Speaking earlier in Bethlehem, the pope said: “Building peace is difficult, but living without peace is a constant torment.”

The Vatican says both Peres and Abbas immediately agreed to the meeting and approved the June 8 date.

3 Comments

  1. Think About This News Item. Is this OK?

    “AP News
    Pope takes off shoes to enter Dome of the Rock
    May 26, 2014

    JERUSALEM (AP) — Pope Francis has entered the Dome of the Rock, the iconic shrine located at the third-holiest spot in Islam, on the third and final day of his Mideast pilgrimage.

    Francis took off his shoes on Monday to step into the gold-topped dome, which enshrines the rock where Muslims believe the Prophet Mohammad ascended to heaven.

    The mosque complex, known to Muslims as the Noble Sanctuary and to Jews as the Temple Mount, is at the heart of the territorial and religious disputes between Israel and its Arab neighbors.”

    Here we have a man (pope) who claims to be a servant of the God of the Bible giving honour to another. Is that OK?

    Exod 20:1-6
    1 And God spoke all these words, saying:
    2 “I am the LORD your God, who brought you out of the land of Egypt, out of the house of bondage.
    3 “You shall have no other gods before Me.
    4 “You shall not make for yourself a carved image, or any likeness of anything that is in heaven above, or that is in the earth beneath, or that is in the water under the earth;
    5 you shall not bow down to them nor serve them.

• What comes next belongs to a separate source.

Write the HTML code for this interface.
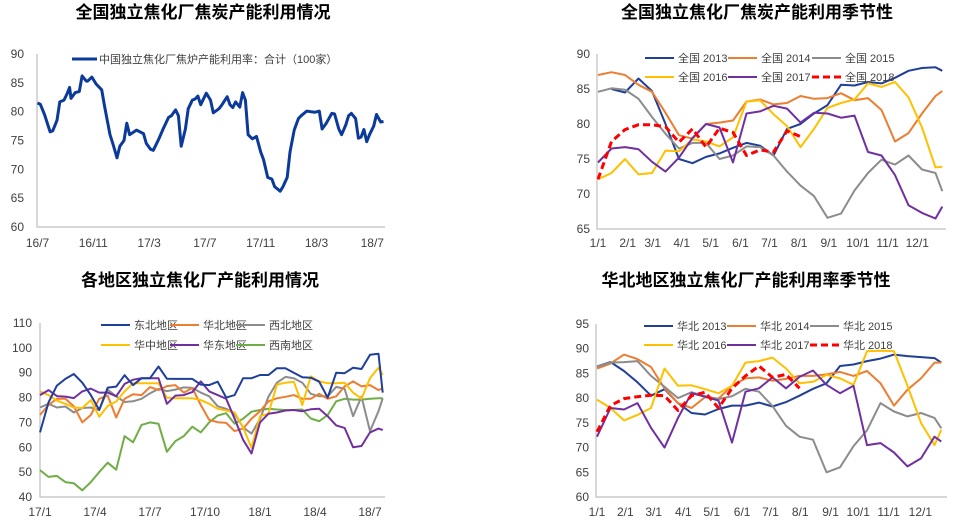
<!DOCTYPE html>
<html><head><meta charset="utf-8">
<style>
html,body{margin:0;padding:0;background:#fff;}
svg{display:block;font-family:"Liberation Sans","Noto Sans CJK SC",sans-serif;}
.t{font-weight:bold;font-size:17px;fill:#000;}
.tick{font-size:12px;fill:#404040;}
.leg{font-size:11px;fill:#404040;}
</style></head><body>
<svg id="s" width="969" height="523" viewBox="0 0 969 523">
<text class="t" x="203" y="18" text-anchor="middle">全国独立焦化厂焦炭产能利用情况</text>
<text class="t" x="757" y="18" text-anchor="middle">全国独立焦化厂焦炭产能利用季节性</text>
<text class="t" x="200" y="286" text-anchor="middle">各地区独立焦化厂产能利用情况</text>
<text class="t" x="746" y="286" text-anchor="middle">华北地区独立焦化厂产能利用率季节性</text>
</svg>
<script>
// ---------- Chart 1 data ----------
const c1Months=[0,0.2,0.5,0.9,1.1,1.4,1.6,1.9,2.1,2.3,2.4,2.7,3.0,3.2,3.5,3.6,3.9,4.2,4.6,4.8,5.2,5.4,5.7,5.9,6.2,6.4,6.6,7.1,7.6,7.8,8.1,8.3,8.7,9.0,9.4,9.6,9.9,10.1,10.3,10.6,10.8,11.1,11.3,11.5,11.7,12.1,12.4,12.6,13.0,13.2,13.6,13.8,14.0,14.2,14.5,14.7,14.9,15.1,15.4,15.7,16.0,16.2,16.5,16.8,17.0,17.4,17.6,17.9,18.1,18.4,18.7,18.9,19.3,19.6,19.9,20.2,20.4,20.7,21.1,21.3,21.6,21.8,22.1,22.3,22.5,22.8,23.0,23.2,23.4,23.6,23.8,24.1,24.3,24.6,24.8];
const c1Values=[81.5,81.3,79.5,76.5,76.7,78.5,81.7,82,83,84.2,82.3,83.3,83.5,86.2,85.3,85.3,86,84.8,83.8,81,76,74.5,72,74,75,78,76,76.8,76.2,74.5,73.5,73.3,75.3,77,79,79.3,80.3,79.3,74,77,80.5,82,82.2,82.7,81.2,83.2,82,79.8,80.5,81.1,82.6,81.2,80.7,81.7,80.8,83.3,82,76,75.3,75.7,73,71.7,68.6,68.3,67,66.2,67,68.6,73,76.8,78.8,79.3,80.1,80,79.9,80.1,77,78,79.7,79.6,77,76,77.7,79.3,79.7,78.8,75.4,75.6,76.9,74.8,76,77.5,79.5,78.2,78.3];
const c1YTicks=[60,65,70,75,80,85,90];
const c1XLabels=["16/7","16/11","17/3","17/7","17/11","18/3","18/7"];
const c1XLabelMonths=[0,4,8,12,16,20,24];

// ---------- Chart 2 data (weeks of year) ----------
const wk=[0,2,4,6,8,10,12,14,16,18,20,22,24,26,28,30,32,34,36,38,40,42,44,46,48,50,51];
const n2013=[null,85.0,84.5,86.5,84.7,80,75,74.4,75.3,75.8,76.6,77.3,76.9,75.5,79.3,80.0,81.5,82.7,85.6,85.5,86.0,85.8,86.6,87.6,88.0,88.1,87.6];
const n2014=[87.0,87.4,87.0,85.6,84.6,81.6,78.4,77.9,80.0,80.2,80.5,83.2,83.5,82.8,83.0,84.0,83.6,83.7,84.4,83.4,83.7,82.0,77.5,78.7,81.5,84.0,84.7];
const n2015=[84.6,85.1,84.9,83.6,81.0,78.6,76.5,77.3,77.3,75.0,75.5,76.8,76.7,75.5,73.2,71.2,69.7,66.6,67.2,70.5,73.0,74.9,74.2,75.5,73.5,73.0,70.4];
const n2016=[72.1,73.0,75.0,72.8,73.0,76.2,76.1,77.8,77.5,76.8,78.1,83.2,83.4,81.4,79.7,76.7,79.3,82.3,83.0,83.5,85.8,85.3,86.0,83.8,79.5,73.8,73.9];
const n2017=[74.5,76.5,76.7,76.4,74.6,73.2,75.2,78.0,80.0,79.5,74.5,81.5,81.8,82.6,82.2,80.2,81.6,81.5,80.9,81.2,76.0,75.5,72.7,68.4,67.3,66.5,68.2];
const n2018=[72.1,77.5,79.2,79.9,79.9,79.6,77.4,79.3,76.7,79.4,78.8,75.5,76.3,76.0,79.0,78.2];
const c2YTicks=[65,70,75,80,85,90];
const seasonLabels=["1/1","2/1","3/1","4/1","5/1","6/1","7/1","8/1","9/1","10/1","11/1","12/1"];

// ---------- Chart 3 data (weeks since 17/1) ----------
const c3Weeks=[0,2,4,6,8,10,12,14,16,18,20,22,24,26,28,30,32,34,36,38,40,42,44,46,48,50,52,54,56,58,60,62,64,66,68,70,72,74,76,78,80,81];
const rNE=[66,78,84.8,87.5,89.5,86.0,81.0,75.0,84.0,84.4,89.0,85.0,87.8,87.8,92.5,87.6,87.5,87.5,87.5,85.2,85.0,86.4,80.0,81.0,87.8,87.8,89.1,89.1,91.8,91.8,90.0,88.2,88.0,86.4,80.0,90.0,89.8,92.0,91.5,97.2,97.6,82];
const rN=[73,77,79.5,79.5,76.5,70.0,73.0,79.5,80.8,72,79.5,81.3,81.0,84.2,83.0,84.6,85.0,82.0,83.8,77,71,70.1,69.8,66.5,67.5,71.5,74.5,78.5,79.7,80.3,81.0,79.5,79.5,81.5,79.5,80.5,84.5,86.5,84.5,85.0,83.0,83.8];
const rNW=[76,77.5,76,76.4,74,75.8,76,75,83.2,80.5,78.2,78.5,79.5,81.7,83.5,82.6,83.2,84.1,83.9,82.0,80.5,76.5,75.5,73.5,68,65.5,71.4,80.4,86.0,88.3,87.8,86.0,81.5,80.5,80.5,84.3,83.5,72.5,80.4,66.5,74.5,79.7];
const rC=[82.4,81,78.8,77.5,76,75.8,79,72.3,76.6,78.4,82.5,85.8,85.8,85.8,85.8,80.0,79.7,79.7,79.7,79.0,77.5,75.5,74.8,74.0,68,59.8,72.5,73.5,85.2,86.0,86.4,77.0,88.5,86.5,85.8,85.8,86.0,82.0,79.5,87.8,92.0,89.1];
const rE=[81,83,80.6,80.4,79.8,82.5,83.6,82,82,80.5,85.5,87.2,87.8,87.8,87.8,77.5,80.8,81.0,82.2,86.5,82.5,81.0,79.5,71.5,63,57.5,70.0,73.5,74.0,74.8,75.0,74.5,75.3,75.5,72.5,68.8,67.8,60,60.5,66,67.5,66.9];
const rSW=[50.8,48.1,48.5,46,45.5,42.7,46,50,53.8,51,64.5,62,69,70,69.5,58.2,62.5,64.5,68.3,66,70,72.8,73.7,69.5,71.5,74.3,75,75.5,75.2,75,75,75.2,71.6,70.5,73,78.5,79.5,79.2,79.2,79.5,79.7,79.7];
const c3YTicks=[40,50,60,70,80,90,100,110];
const c3XLabels=["17/1","17/4","17/7","17/10","18/1","18/4","18/7"];
const c3XLabelWeeks=[0,13,26,39,52,65,78];

// ---------- Chart 4 data ----------
const h2013=[86.4,87.3,85.5,83.2,80.5,81.8,79.0,77.0,76.7,77.8,78.5,78.5,79.1,78.3,79.2,80.5,81.9,83.0,86.5,86.8,87.5,88.0,88.8,88.5,88.3,88.1,87.2];
const h2014=[86.0,87.0,88.8,87.9,86.3,82.0,79.0,78.0,80.2,79.9,82.5,84.0,84.2,83.5,83.9,84.5,84.5,84.8,85.3,84.5,85.5,83.0,78.5,81.7,84.0,87.2,87.2];
const h2015=[86.4,87.2,87.3,87.5,84.5,82.3,80.0,81.2,80.4,79.8,80.4,81.9,81.3,78.4,74.4,72.2,71.6,65.0,66.0,70.3,73.5,79.0,77.3,76.3,77.0,76.0,73.9];
const h2016=[79.7,78.0,75.5,76.6,78.0,86.0,82.5,82.6,81.8,81.0,82.5,87.2,87.5,88.2,86.0,83.0,83.3,84.7,84.0,82.7,89.5,89.6,89.5,82.5,75.0,70.5,73.6];
const h2017=[72.2,78.0,77.7,79.0,74.0,70.0,76.0,81.0,80.3,79.5,71.0,81.3,82.0,84.2,82.0,84.3,85.6,82.7,81.0,82.5,70.5,70.9,69.0,66.2,67.8,72.2,71.2];
const h2018=[73.2,78.5,79.9,80.3,80.6,80.5,77.5,80.5,81.2,78.0,82.0,84.5,86.5,84.2,84.8,82.0];
const c4YTicks=[60,65,70,75,80,85,90,95];

const NS='http://www.w3.org/2000/svg';
const svg=document.getElementById('s');
function mk(tag,attrs,parent){const e=document.createElementNS(NS,tag);for(const k in attrs)e.setAttribute(k,attrs[k]);(parent||svg).appendChild(e);return e;}
function lin(d0,d1,r0,r1){return v=>r0+(v-d0)*(r1-r0)/(d1-d0);}
function pathD(xs,ys,X,Y){let d='',pen=false;for(let i=0;i<ys.length;i++){if(ys[i]==null){pen=false;continue;}d+=(pen?'L':'M')+X(xs[i]).toFixed(1)+' '+Y(ys[i]).toFixed(1);pen=true;}return d;}
function axes(g,x0,x1,yTop,yBot,name){
  const a=mk('path',{d:`M${x0} ${yTop}V${yBot}H${x1}`,stroke:'#bfbfbf','stroke-width':1.2,fill:'none'},g);
  
  
}
function yTicks(g,ticks,Y,xr,name){
  ticks.forEach(t=>{const e=mk('text',{x:xr,y:Y(t)+4,'text-anchor':'end',class:'tick'},g);e.textContent=t;
    
    });
}
function xLabels(g,labels,pos,X,y,name){
  labels.forEach((l,i)=>{const e=mk('text',{x:X(pos[i]),y:y,'text-anchor':'middle',class:'tick'},g);e.textContent=l;
    
    });
}
function series(g,xs,ys,X,Y,color,w,dash,name){
  const p=mk('path',{d:pathD(xs,ys,X,Y),stroke:color,'stroke-width':w,fill:'none','stroke-linejoin':'round'},g);
  if(dash)p.setAttribute('stroke-dasharray',dash);
  
  
}
function legend(g,x,y,color,w,dash,label,name){
  const l=mk('line',{x1:x,y1:y,x2:x+29,y2:y,stroke:color,'stroke-width':w},g);
  if(dash)l.setAttribute('stroke-dasharray',dash);
  
  
  const t=mk('text',{x:x+33,y:y+4,class:'leg'},g);t.textContent=label;
  
  
}
const BLUE='#1f3f99',OR='#ed7d31',GR='#8c8c8c',YE='#ffc000',PU='#7030a0',RD='#ff0000',GN='#70ad47';

// Chart 1
{const g=mk('g',{});
 const X=lin(0,24,37.5,372.3),Y=lin(60,90,227,54);
 axes(g,37,385,54,227,'c1');yTicks(g,c1YTicks,Y,24,'c1');
 xLabels(g,c1XLabels,c1XLabelMonths,X,247,'c1');
 series(g,c1Months,c1Values,X,Y,'#0b3a9a',3,null,'line-national-total');
 const l=mk('line',{x1:72,y1:59,x2:97,y2:59,stroke:'#0b3a9a','stroke-width':3},g);
 
 const t=mk('text',{x:99,y:63,class:'leg'},g);t.textContent='中国独立焦化厂焦炉产能利用率：合计（100家）';
 }

// Chart 2
{const g=mk('g',{});
 const X=lin(0,52,598,949),Y=lin(65,90,229,54);
 axes(g,597,946,54,229,'c2');yTicks(g,c2YTicks,Y,590,'c2');
 xLabels(g,seasonLabels,[0,4.4,8.1,12.4,16.7,21.1,25.4,29.8,34.2,38.5,42.9,47.3],X,247,'c2');
 series(g,wk,n2013,X,Y,BLUE,2,null,'line-2013');
 series(g,wk,n2014,X,Y,OR,2,null,'line-2014');
 series(g,wk,n2015,X,Y,GR,2,null,'line-2015');
 series(g,wk,n2016,X,Y,YE,2,null,'line-2016');
 series(g,wk,n2017,X,Y,PU,2,null,'line-2017');
 series(g,wk,n2018,X,Y,RD,3,'7 4','line-2018');
 legend(g,645,58,BLUE,2,null,'全国 2013','legend-2013');
 legend(g,728,58,OR,2,null,'全国 2014','legend-2014');
 legend(g,812,58,GR,2,null,'全国 2015','legend-2015');
 legend(g,645,77,YE,2,null,'全国 2016','legend-2016');
 legend(g,728,77,PU,2,null,'全国 2017','legend-2017');
 legend(g,812,77,RD,3,'7 4','全国 2018','legend-2018');}

// Chart 3
{const g=mk('g',{});
 const X=lin(0,78,40,370),Y=lin(40,110,497,323);
 axes(g,40,385,323,497,'c3');yTicks(g,c3YTicks,Y,32,'c3');
 xLabels(g,c3XLabels,c3XLabelWeeks,X,516,'c3');
 series(g,c3Weeks,rSW,X,Y,GN,2,null,'line-southwest');
 series(g,c3Weeks,rNW,X,Y,GR,2,null,'line-northwest');
 series(g,c3Weeks,rN,X,Y,OR,2,null,'line-north');
 series(g,c3Weeks,rC,X,Y,YE,2,null,'line-central');
 series(g,c3Weeks,rE,X,Y,PU,2,null,'line-east');
 series(g,c3Weeks,rNE,X,Y,BLUE,2,null,'line-northeast');
 legend(g,101,325,BLUE,2,null,'东北地区','legend-northeast');
 legend(g,170,325,OR,2,null,'华北地区','legend-north');
 legend(g,236,325,GR,2,null,'西北地区','legend-northwest');
 legend(g,101,345,YE,2,null,'华中地区','legend-central');
 legend(g,170,345,PU,2,null,'华东地区','legend-east');
 legend(g,236,345,GN,2,null,'西南地区','legend-southwest');}

// Chart 4
{const g=mk('g',{});
 const X=lin(0,52,597,948),Y=lin(60,95,497,324);
 axes(g,596,947,324,497,'c4');yTicks(g,c4YTicks,Y,589,'c4');
 xLabels(g,seasonLabels,[0,4.2,8.4,12.8,17.0,21.5,25.7,30.1,34.6,38.7,43.2,47.9],X,516,'c4');
 series(g,wk,h2013,X,Y,BLUE,2,null,'line-north-2013');
 series(g,wk,h2014,X,Y,OR,2,null,'line-north-2014');
 series(g,wk,h2015,X,Y,GR,2,null,'line-north-2015');
 series(g,wk,h2016,X,Y,YE,2,null,'line-north-2016');
 series(g,wk,h2017,X,Y,PU,2,null,'line-north-2017');
 series(g,wk,h2018,X,Y,RD,3,'7 4','line-north-2018');
 legend(g,644,326,BLUE,2,null,'华北 2013','legend-north-2013');
 legend(g,727,326,OR,2,null,'华北 2014','legend-north-2014');
 legend(g,810,326,GR,2,null,'华北 2015','legend-north-2015');
 legend(g,644,345,YE,2,null,'华北 2016','legend-north-2016');
 legend(g,727,345,PU,2,null,'华北 2017','legend-north-2017');
 legend(g,810,345,RD,3,'7 4','华北 2018','legend-north-2018');}
</script>
</body></html>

For I, the LORD your God, am a jealous God, visiting the iniquity of the fathers on the children to the third and fourth generations of those who hate Me,
    6 but showing mercy to thousands, to those who love Me and keep My commandments.
    (NKJ)

    Josh 24:20
    20 “If you forsake the LORD and serve foreign gods, then He will turn and do you harm and consume you, after He has done you good.”
    (NKJ)

    • John, I feel Christians are constantly trying to make other religions feel at ease. Trying to blend in with their beliefs, if only for a short while. This is where you get the whole ‘It’s all the same god is it not?’ Yet we know otherwise.

      Why the Christian community entertains the Pope, Roman Catholicism, Islam and the like is beyond me.
      As John MacArthur said, “We are not causing a division in the church, but we are trying to establish who the church is”. We are commanded to call out such practices and rebuke them for what they are. False gospels.

  2. Hello Darryl
    Thanks for your response.

    I am very hesitant to say too much on a public forum like this, however, I would like to add the following as a simple guideline to all those Christians who think that the god of some other religion is the same god as the God of the Bible:

    If any other “god” does not have a Son named Jesus, then that other god is not the same god as the God of the Bible.